__Given exercise__: Reproduce, character for character, the lines below from the first through the one with "import matplotlib.patches as mpatches". Leave pictures out.
start
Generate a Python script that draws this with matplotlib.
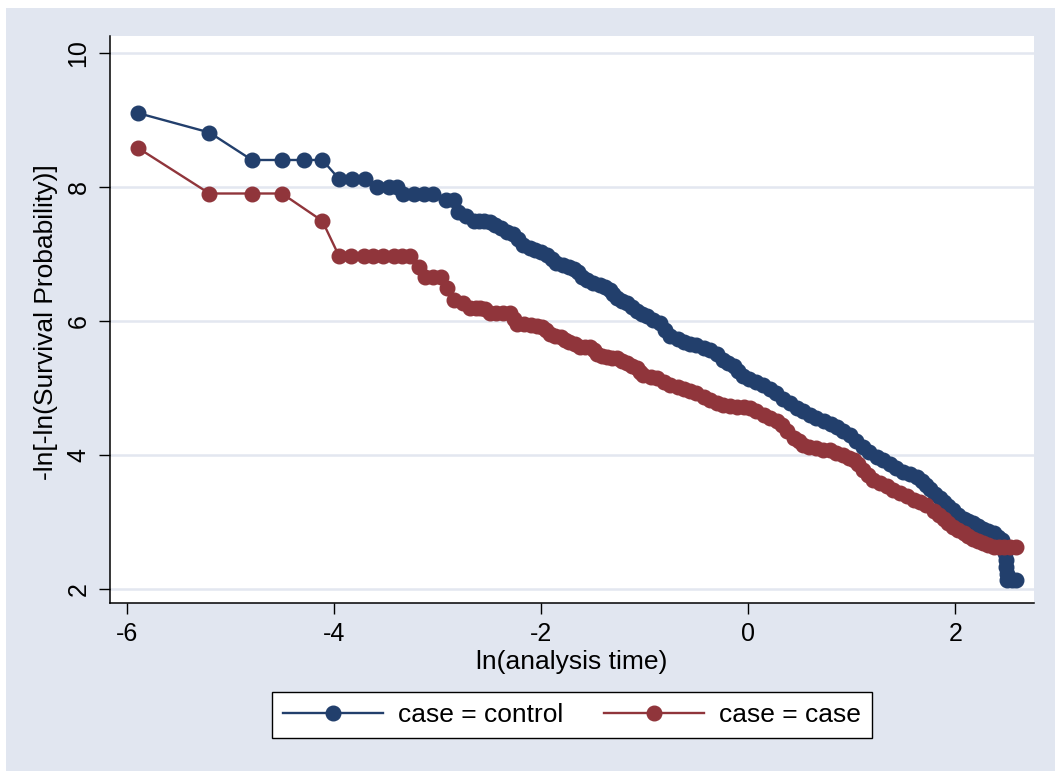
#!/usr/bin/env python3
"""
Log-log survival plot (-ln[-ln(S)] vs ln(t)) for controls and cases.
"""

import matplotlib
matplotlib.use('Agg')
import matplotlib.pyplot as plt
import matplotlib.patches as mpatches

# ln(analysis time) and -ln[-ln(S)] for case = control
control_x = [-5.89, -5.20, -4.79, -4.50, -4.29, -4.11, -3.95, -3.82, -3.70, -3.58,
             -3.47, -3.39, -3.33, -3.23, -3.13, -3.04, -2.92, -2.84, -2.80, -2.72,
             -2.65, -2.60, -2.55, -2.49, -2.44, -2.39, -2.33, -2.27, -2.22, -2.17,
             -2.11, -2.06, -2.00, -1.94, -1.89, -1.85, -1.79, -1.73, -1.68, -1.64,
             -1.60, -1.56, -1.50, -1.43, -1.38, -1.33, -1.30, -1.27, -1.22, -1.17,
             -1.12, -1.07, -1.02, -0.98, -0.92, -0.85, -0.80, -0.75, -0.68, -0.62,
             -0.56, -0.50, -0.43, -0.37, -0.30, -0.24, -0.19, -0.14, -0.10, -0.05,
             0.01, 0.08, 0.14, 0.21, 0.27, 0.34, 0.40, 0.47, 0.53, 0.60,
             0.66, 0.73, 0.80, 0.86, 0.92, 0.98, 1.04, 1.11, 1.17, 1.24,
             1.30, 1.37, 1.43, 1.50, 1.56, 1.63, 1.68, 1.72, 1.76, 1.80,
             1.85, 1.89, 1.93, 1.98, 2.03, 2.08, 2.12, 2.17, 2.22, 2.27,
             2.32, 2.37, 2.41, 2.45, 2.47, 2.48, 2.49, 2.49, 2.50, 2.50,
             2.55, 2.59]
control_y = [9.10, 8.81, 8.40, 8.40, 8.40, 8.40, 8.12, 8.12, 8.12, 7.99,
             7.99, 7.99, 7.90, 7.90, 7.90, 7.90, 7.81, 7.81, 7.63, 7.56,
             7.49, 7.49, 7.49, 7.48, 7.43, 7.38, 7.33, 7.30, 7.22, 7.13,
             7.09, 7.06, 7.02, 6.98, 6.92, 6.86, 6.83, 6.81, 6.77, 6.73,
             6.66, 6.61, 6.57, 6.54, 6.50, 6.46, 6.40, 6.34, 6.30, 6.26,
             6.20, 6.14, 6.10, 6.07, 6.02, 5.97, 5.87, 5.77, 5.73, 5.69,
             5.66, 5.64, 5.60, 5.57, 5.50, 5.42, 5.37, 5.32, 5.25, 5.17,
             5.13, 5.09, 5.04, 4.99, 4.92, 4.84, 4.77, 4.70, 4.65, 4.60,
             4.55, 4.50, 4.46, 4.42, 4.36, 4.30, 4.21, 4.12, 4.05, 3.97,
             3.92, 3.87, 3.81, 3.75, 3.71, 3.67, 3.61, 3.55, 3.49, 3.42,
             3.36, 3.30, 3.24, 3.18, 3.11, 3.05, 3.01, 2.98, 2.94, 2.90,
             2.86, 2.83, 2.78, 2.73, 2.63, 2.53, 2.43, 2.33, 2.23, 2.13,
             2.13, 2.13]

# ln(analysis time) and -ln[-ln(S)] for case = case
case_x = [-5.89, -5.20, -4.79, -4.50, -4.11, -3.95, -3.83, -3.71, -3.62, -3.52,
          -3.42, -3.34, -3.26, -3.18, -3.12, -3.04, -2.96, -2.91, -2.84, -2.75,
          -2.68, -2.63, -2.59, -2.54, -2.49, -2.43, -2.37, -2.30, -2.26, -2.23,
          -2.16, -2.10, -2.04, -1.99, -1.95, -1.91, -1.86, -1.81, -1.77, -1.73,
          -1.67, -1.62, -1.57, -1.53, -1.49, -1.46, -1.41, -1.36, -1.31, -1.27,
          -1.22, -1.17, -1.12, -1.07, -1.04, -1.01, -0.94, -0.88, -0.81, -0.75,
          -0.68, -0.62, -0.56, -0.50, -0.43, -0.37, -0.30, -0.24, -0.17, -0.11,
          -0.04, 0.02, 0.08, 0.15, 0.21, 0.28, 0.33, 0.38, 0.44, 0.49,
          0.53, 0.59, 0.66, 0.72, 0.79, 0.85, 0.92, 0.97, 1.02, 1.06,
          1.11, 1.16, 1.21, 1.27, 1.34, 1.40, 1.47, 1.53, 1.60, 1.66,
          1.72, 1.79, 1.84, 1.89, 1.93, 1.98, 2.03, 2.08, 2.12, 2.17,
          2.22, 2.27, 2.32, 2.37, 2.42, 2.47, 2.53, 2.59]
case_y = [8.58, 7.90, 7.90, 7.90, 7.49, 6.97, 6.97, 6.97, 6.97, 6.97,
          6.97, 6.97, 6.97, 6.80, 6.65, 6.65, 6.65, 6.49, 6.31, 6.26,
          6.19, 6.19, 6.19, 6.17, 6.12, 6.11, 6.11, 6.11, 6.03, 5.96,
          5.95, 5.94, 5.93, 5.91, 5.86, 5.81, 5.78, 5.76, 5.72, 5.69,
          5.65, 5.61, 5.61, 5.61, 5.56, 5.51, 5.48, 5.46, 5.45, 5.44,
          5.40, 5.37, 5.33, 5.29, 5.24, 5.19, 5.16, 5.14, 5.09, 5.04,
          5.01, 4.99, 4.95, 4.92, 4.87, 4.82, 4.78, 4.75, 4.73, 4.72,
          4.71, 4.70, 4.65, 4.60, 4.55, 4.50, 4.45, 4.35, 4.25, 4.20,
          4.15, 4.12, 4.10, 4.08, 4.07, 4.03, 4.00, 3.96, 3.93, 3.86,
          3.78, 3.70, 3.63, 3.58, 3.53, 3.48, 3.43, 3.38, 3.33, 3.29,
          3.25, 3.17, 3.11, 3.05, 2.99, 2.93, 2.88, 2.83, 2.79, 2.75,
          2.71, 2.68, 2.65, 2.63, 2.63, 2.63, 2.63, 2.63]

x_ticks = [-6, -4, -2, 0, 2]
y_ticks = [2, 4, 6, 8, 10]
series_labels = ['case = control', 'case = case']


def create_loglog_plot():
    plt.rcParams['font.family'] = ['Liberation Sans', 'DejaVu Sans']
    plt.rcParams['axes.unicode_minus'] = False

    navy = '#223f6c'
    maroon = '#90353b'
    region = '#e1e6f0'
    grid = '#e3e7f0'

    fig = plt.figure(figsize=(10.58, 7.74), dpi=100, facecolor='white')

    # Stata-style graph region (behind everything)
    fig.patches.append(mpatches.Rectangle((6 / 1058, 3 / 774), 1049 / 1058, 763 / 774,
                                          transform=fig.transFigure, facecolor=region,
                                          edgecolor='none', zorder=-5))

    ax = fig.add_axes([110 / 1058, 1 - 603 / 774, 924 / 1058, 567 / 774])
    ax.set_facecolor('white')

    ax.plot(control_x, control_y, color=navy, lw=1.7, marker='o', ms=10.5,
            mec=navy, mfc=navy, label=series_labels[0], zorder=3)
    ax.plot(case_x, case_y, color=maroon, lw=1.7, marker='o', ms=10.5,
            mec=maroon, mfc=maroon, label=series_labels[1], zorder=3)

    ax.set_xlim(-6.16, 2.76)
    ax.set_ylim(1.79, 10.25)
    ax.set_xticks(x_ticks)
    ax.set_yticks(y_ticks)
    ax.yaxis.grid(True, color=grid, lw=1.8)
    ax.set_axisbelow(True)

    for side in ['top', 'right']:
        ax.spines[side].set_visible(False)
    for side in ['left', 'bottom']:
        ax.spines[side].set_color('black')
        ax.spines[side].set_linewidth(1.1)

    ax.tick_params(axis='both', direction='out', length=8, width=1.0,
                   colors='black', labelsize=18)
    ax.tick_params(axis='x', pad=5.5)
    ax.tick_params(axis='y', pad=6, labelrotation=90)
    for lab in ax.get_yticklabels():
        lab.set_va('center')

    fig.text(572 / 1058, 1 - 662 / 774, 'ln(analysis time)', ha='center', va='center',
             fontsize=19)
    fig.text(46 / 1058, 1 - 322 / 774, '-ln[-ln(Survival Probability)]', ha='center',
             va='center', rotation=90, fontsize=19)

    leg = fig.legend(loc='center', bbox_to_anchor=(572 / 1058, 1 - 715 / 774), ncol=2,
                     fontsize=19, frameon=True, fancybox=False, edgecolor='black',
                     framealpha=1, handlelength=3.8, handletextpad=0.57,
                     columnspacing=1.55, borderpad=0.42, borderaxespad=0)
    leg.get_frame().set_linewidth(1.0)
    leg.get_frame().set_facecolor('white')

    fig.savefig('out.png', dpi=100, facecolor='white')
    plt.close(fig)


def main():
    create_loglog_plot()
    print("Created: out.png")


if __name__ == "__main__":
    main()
end
__Output of the task__:
Generate a Python script that draws this with matplotlib.
#!/usr/bin/env python3
"""
Log-log survival plot (-ln[-ln(S)] vs ln(t)) for controls and cases.
"""

import matplotlib
matplotlib.use('Agg')
import matplotlib.pyplot as plt
import matplotlib.patches as mpatches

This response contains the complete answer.